Exercise directions:
Using the material below, repeat exactly the lines from the one with "Clone this chart in matplotlib." through the one with "ax.set_ylim(1e-3, 0.283)", ends included, without any images.

Records for processing:
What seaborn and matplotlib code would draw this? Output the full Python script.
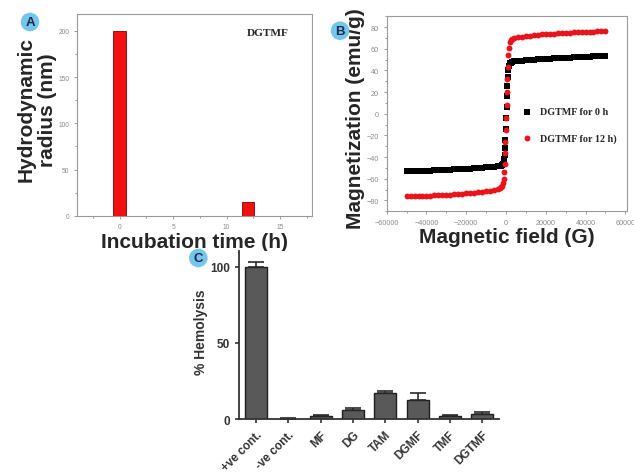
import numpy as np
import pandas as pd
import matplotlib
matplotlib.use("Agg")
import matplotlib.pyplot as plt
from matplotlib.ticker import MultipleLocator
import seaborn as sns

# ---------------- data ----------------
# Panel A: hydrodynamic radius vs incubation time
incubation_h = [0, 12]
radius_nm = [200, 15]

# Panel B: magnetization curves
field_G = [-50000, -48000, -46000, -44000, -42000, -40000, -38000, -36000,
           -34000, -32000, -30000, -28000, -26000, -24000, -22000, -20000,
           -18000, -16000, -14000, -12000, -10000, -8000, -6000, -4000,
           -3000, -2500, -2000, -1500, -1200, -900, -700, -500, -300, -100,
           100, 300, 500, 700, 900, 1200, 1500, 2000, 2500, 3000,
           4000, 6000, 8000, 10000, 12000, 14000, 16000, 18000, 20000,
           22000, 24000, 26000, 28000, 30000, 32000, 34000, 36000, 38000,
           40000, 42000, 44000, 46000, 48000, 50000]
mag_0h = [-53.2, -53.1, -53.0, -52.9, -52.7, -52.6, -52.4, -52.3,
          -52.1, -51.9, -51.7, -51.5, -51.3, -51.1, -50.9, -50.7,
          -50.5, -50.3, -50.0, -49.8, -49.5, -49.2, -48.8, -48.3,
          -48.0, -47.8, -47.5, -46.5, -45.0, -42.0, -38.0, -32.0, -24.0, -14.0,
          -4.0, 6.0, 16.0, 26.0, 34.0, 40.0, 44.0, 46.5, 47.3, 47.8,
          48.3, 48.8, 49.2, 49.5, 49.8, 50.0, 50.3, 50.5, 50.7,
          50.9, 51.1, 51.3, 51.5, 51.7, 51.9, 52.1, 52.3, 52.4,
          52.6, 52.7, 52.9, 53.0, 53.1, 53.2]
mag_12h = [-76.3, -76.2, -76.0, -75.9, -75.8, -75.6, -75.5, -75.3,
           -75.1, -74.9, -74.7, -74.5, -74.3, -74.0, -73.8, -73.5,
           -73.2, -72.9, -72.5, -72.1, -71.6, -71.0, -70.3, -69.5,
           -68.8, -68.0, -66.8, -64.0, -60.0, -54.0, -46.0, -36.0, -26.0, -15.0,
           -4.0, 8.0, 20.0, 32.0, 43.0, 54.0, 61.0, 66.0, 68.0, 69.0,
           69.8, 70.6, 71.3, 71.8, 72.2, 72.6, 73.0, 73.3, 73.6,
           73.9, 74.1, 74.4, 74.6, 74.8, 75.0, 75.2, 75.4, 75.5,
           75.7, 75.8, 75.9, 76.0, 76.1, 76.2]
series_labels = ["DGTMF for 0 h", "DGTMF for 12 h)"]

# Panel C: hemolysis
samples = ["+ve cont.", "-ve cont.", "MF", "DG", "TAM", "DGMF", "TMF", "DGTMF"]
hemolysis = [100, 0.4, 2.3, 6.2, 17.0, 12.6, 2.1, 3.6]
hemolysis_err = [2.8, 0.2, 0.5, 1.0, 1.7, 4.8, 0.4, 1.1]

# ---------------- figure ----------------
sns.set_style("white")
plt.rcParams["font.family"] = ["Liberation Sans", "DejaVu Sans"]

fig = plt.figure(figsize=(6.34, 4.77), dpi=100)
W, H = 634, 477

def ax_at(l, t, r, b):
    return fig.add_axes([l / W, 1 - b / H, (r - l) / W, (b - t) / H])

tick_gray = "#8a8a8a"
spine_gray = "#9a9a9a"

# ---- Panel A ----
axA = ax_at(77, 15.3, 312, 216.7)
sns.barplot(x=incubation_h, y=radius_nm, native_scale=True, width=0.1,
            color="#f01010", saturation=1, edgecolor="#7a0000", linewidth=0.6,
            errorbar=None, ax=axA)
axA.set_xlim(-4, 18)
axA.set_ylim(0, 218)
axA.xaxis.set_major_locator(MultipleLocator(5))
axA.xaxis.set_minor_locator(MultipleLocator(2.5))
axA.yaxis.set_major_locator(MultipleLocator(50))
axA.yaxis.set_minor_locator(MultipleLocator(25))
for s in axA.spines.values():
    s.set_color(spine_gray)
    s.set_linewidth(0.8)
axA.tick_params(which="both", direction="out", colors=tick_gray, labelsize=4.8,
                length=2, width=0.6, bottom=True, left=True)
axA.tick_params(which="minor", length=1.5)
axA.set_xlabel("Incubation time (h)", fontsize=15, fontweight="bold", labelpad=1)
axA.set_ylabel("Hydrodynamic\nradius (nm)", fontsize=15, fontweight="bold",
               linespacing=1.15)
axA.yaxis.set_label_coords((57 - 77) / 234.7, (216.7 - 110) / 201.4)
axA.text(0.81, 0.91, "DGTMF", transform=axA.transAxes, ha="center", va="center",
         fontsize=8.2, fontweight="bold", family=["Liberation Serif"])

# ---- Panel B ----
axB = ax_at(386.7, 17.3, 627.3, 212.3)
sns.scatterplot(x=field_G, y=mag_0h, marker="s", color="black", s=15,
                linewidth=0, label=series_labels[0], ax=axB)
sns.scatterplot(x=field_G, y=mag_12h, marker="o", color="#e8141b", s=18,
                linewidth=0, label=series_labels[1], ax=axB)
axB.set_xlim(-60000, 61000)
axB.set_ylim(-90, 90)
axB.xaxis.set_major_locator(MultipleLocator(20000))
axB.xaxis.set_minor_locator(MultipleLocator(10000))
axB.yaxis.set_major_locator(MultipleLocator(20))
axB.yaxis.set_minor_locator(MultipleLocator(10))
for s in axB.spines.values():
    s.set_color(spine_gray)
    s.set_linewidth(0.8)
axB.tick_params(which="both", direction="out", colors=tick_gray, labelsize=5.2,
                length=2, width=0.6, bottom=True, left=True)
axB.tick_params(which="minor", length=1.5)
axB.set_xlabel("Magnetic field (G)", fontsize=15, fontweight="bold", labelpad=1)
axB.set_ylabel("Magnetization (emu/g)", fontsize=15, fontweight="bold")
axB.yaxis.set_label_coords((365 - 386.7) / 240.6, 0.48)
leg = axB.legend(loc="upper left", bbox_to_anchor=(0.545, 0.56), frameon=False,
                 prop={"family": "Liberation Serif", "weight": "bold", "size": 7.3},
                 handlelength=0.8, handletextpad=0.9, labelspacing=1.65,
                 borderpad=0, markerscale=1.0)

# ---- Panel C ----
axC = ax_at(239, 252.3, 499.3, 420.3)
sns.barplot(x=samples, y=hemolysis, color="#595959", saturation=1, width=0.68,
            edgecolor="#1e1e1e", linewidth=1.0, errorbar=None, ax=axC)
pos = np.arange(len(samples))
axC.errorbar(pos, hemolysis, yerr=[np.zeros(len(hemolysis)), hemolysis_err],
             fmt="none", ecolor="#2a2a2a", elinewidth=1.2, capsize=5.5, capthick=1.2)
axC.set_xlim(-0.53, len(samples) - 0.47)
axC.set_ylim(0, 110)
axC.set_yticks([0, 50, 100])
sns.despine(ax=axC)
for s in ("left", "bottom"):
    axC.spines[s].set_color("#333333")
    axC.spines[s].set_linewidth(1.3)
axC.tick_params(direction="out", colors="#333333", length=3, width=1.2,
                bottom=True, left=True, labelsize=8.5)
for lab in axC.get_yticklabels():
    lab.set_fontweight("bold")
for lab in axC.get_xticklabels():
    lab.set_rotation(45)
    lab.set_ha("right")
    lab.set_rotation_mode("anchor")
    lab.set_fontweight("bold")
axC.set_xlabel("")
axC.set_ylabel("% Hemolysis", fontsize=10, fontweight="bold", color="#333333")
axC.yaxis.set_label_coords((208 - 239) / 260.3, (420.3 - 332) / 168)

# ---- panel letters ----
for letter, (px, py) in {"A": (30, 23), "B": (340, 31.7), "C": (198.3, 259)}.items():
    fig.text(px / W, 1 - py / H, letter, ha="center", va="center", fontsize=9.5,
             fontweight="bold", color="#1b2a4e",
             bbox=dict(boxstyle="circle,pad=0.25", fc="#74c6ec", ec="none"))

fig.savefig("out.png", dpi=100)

* * *

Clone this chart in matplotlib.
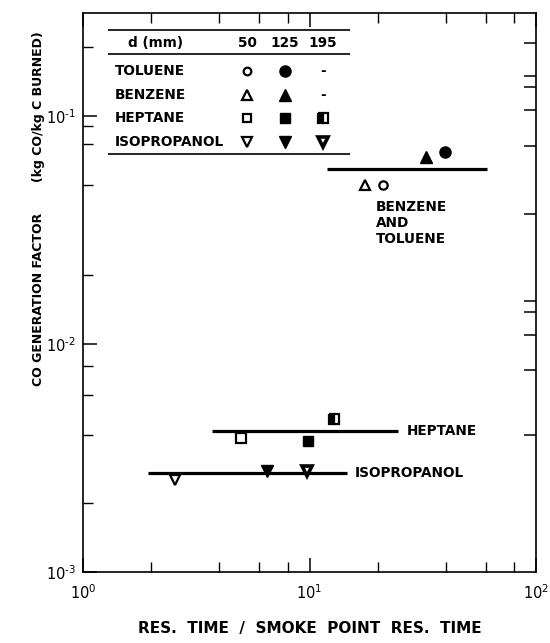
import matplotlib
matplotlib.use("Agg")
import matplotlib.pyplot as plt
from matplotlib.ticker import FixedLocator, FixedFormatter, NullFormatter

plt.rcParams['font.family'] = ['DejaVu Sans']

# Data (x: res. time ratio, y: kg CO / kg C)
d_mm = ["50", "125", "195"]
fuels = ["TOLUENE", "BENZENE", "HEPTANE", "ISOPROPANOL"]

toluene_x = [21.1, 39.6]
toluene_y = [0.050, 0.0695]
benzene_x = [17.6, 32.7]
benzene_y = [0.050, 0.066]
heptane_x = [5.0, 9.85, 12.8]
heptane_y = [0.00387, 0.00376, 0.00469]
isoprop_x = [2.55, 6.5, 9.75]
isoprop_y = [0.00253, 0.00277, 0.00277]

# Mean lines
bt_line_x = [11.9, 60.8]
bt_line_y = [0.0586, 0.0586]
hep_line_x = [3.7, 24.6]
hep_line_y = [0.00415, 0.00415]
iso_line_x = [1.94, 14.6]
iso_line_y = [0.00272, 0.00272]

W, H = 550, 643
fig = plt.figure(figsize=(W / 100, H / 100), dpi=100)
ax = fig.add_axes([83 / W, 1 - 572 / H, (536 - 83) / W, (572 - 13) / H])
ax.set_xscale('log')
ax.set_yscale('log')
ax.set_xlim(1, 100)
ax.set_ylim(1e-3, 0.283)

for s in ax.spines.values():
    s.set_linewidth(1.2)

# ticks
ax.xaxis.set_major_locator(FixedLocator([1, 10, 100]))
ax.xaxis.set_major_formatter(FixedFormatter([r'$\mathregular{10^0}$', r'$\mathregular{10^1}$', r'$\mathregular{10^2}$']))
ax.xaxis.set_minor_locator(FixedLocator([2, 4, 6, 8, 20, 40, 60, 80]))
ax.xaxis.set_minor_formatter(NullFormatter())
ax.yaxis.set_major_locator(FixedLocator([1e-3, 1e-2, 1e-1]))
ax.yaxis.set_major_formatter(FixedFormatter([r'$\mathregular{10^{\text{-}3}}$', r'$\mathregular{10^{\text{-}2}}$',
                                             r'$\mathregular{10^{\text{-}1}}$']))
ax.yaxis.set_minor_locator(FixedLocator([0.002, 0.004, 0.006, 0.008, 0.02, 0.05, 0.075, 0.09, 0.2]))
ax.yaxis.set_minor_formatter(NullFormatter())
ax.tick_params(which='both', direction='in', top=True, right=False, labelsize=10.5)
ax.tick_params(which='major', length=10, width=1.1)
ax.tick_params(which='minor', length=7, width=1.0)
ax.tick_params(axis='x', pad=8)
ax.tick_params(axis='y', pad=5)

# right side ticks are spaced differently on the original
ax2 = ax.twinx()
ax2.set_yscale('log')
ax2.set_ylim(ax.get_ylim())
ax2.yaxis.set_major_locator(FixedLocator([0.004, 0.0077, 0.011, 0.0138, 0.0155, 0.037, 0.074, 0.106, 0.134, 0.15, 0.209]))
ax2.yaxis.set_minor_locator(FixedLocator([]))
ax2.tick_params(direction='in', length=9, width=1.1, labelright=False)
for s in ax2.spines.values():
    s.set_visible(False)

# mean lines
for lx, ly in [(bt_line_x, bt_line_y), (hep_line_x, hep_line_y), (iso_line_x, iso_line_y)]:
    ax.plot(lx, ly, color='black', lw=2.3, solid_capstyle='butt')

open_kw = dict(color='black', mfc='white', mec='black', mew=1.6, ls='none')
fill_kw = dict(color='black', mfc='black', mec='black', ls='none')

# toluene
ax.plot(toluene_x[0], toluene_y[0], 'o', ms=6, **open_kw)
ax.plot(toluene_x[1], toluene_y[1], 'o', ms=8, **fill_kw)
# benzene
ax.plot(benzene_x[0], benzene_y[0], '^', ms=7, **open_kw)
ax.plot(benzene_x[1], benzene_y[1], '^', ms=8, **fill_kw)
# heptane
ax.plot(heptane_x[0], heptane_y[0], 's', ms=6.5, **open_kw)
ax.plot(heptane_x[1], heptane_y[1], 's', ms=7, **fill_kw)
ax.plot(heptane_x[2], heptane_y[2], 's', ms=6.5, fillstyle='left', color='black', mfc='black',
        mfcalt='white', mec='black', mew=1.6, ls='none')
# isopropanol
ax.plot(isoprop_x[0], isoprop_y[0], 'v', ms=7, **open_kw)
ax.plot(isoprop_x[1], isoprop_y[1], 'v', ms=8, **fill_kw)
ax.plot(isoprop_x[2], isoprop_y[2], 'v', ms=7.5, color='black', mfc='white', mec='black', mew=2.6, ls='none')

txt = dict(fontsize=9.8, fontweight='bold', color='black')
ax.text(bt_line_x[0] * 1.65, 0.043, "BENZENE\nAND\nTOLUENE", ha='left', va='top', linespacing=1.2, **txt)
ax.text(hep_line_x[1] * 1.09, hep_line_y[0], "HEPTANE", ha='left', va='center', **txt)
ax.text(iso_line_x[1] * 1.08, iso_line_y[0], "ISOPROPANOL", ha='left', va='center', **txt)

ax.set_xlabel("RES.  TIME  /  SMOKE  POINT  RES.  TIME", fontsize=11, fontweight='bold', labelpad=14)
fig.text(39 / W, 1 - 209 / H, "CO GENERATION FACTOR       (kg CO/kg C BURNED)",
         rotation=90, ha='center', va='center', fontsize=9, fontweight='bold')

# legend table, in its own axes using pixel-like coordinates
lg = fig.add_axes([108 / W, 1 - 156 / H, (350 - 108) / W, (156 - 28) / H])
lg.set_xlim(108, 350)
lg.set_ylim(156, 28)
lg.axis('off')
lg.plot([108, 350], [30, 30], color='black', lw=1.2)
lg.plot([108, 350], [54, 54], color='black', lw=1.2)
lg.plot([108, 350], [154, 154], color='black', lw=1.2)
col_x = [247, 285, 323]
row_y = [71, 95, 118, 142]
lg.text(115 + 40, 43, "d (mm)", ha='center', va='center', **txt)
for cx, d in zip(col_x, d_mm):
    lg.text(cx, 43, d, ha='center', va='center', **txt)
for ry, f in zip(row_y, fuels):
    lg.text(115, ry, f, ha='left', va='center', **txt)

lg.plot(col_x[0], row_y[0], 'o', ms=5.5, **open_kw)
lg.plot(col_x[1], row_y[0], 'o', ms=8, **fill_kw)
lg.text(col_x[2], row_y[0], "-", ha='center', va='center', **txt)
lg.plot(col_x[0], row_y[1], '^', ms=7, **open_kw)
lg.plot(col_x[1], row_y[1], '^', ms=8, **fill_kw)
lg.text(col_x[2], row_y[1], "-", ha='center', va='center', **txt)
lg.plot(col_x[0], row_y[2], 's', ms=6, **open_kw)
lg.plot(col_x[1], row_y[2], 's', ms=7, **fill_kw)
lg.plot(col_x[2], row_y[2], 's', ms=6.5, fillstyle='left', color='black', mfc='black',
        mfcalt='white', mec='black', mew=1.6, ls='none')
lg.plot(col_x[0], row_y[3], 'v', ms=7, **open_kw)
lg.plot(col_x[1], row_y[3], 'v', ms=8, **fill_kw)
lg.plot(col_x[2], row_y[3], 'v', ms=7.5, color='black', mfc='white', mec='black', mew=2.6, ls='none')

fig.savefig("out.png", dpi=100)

==

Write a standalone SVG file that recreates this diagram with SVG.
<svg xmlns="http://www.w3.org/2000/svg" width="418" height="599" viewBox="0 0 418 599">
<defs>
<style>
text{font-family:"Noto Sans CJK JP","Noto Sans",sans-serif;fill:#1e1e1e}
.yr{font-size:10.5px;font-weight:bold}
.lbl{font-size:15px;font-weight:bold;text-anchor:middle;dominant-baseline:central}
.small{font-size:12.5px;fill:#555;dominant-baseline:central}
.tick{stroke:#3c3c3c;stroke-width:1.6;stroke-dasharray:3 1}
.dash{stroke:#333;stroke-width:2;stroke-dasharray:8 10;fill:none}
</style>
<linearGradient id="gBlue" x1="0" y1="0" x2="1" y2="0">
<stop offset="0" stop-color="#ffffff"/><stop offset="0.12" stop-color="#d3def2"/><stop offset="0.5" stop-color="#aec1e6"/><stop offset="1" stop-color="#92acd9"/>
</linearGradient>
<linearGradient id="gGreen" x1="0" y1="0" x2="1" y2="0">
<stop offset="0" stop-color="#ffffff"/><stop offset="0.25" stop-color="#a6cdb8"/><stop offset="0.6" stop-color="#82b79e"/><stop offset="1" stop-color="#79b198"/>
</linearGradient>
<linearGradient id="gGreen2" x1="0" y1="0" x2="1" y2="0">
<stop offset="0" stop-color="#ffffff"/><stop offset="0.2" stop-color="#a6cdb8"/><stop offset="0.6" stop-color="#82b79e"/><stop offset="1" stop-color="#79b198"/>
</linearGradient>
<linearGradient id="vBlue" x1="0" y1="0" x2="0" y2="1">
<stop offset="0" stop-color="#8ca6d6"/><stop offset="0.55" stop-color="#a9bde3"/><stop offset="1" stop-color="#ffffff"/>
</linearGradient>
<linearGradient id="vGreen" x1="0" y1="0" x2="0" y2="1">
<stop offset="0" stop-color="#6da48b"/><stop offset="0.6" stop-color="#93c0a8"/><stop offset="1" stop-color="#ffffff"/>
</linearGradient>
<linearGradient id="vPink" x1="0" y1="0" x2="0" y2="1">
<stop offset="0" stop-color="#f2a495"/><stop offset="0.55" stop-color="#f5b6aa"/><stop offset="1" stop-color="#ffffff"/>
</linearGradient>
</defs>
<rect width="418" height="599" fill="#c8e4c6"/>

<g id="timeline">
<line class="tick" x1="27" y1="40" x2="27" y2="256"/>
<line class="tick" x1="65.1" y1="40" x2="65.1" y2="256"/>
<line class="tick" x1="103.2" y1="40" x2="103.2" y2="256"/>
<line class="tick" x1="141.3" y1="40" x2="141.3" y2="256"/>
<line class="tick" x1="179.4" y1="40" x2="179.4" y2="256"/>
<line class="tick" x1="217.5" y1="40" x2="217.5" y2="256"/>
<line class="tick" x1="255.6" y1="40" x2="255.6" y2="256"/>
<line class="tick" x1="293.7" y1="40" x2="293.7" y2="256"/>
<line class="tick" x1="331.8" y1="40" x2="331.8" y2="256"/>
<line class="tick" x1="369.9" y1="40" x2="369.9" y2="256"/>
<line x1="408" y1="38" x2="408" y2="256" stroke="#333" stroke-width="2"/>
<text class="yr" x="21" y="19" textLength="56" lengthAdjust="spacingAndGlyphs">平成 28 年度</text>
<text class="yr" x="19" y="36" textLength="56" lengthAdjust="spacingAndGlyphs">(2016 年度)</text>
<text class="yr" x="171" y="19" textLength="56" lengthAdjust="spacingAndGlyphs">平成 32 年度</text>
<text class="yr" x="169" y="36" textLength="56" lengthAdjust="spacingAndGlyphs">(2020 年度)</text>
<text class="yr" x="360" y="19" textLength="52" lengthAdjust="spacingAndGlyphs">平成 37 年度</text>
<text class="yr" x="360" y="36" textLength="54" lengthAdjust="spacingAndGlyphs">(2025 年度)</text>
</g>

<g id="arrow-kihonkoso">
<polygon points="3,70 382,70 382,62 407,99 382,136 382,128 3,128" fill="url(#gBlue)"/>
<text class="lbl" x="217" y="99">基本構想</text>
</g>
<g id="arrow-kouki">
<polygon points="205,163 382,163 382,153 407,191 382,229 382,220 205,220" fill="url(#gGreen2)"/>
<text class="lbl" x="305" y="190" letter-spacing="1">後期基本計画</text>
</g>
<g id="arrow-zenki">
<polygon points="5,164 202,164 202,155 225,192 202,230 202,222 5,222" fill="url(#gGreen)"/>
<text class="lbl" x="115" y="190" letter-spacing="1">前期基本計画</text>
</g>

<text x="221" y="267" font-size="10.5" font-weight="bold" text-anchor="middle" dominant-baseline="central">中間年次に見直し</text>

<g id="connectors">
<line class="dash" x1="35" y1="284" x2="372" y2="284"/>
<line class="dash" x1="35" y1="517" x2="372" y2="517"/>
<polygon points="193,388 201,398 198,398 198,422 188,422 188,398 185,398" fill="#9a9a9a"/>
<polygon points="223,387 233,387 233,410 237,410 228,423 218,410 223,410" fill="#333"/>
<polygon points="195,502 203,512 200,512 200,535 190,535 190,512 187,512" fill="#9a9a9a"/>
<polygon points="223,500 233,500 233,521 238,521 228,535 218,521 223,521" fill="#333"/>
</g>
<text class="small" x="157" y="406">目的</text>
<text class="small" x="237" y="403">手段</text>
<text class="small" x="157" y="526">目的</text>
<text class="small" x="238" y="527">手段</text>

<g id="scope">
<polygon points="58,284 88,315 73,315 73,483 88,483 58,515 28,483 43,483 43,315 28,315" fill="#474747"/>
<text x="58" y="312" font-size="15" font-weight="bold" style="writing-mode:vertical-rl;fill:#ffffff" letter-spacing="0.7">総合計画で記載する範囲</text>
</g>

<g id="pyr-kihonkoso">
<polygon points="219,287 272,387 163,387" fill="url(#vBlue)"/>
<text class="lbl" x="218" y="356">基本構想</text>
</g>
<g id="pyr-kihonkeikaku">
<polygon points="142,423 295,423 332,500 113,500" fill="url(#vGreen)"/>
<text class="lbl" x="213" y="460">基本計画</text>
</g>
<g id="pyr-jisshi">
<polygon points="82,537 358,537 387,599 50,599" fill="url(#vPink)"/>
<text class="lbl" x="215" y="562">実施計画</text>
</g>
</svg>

Result below:
Clone this chart in matplotlib.
import matplotlib
matplotlib.use("Agg")
import matplotlib.pyplot as plt
from matplotlib.ticker import FixedLocator, FixedFormatter, NullFormatter

plt.rcParams['font.family'] = ['DejaVu Sans']

# Data (x: res. time ratio, y: kg CO / kg C)
d_mm = ["50", "125", "195"]
fuels = ["TOLUENE", "BENZENE", "HEPTANE", "ISOPROPANOL"]

toluene_x = [21.1, 39.6]
toluene_y = [0.050, 0.0695]
benzene_x = [17.6, 32.7]
benzene_y = [0.050, 0.066]
heptane_x = [5.0, 9.85, 12.8]
heptane_y = [0.00387, 0.00376, 0.00469]
isoprop_x = [2.55, 6.5, 9.75]
isoprop_y = [0.00253, 0.00277, 0.00277]

# Mean lines
bt_line_x = [11.9, 60.8]
bt_line_y = [0.0586, 0.0586]
hep_line_x = [3.7, 24.6]
hep_line_y = [0.00415, 0.00415]
iso_line_x = [1.94, 14.6]
iso_line_y = [0.00272, 0.00272]

W, H = 550, 643
fig = plt.figure(figsize=(W / 100, H / 100), dpi=100)
ax = fig.add_axes([83 / W, 1 - 572 / H, (536 - 83) / W, (572 - 13) / H])
ax.set_xscale('log')
ax.set_yscale('log')
ax.set_xlim(1, 100)
ax.set_ylim(1e-3, 0.283)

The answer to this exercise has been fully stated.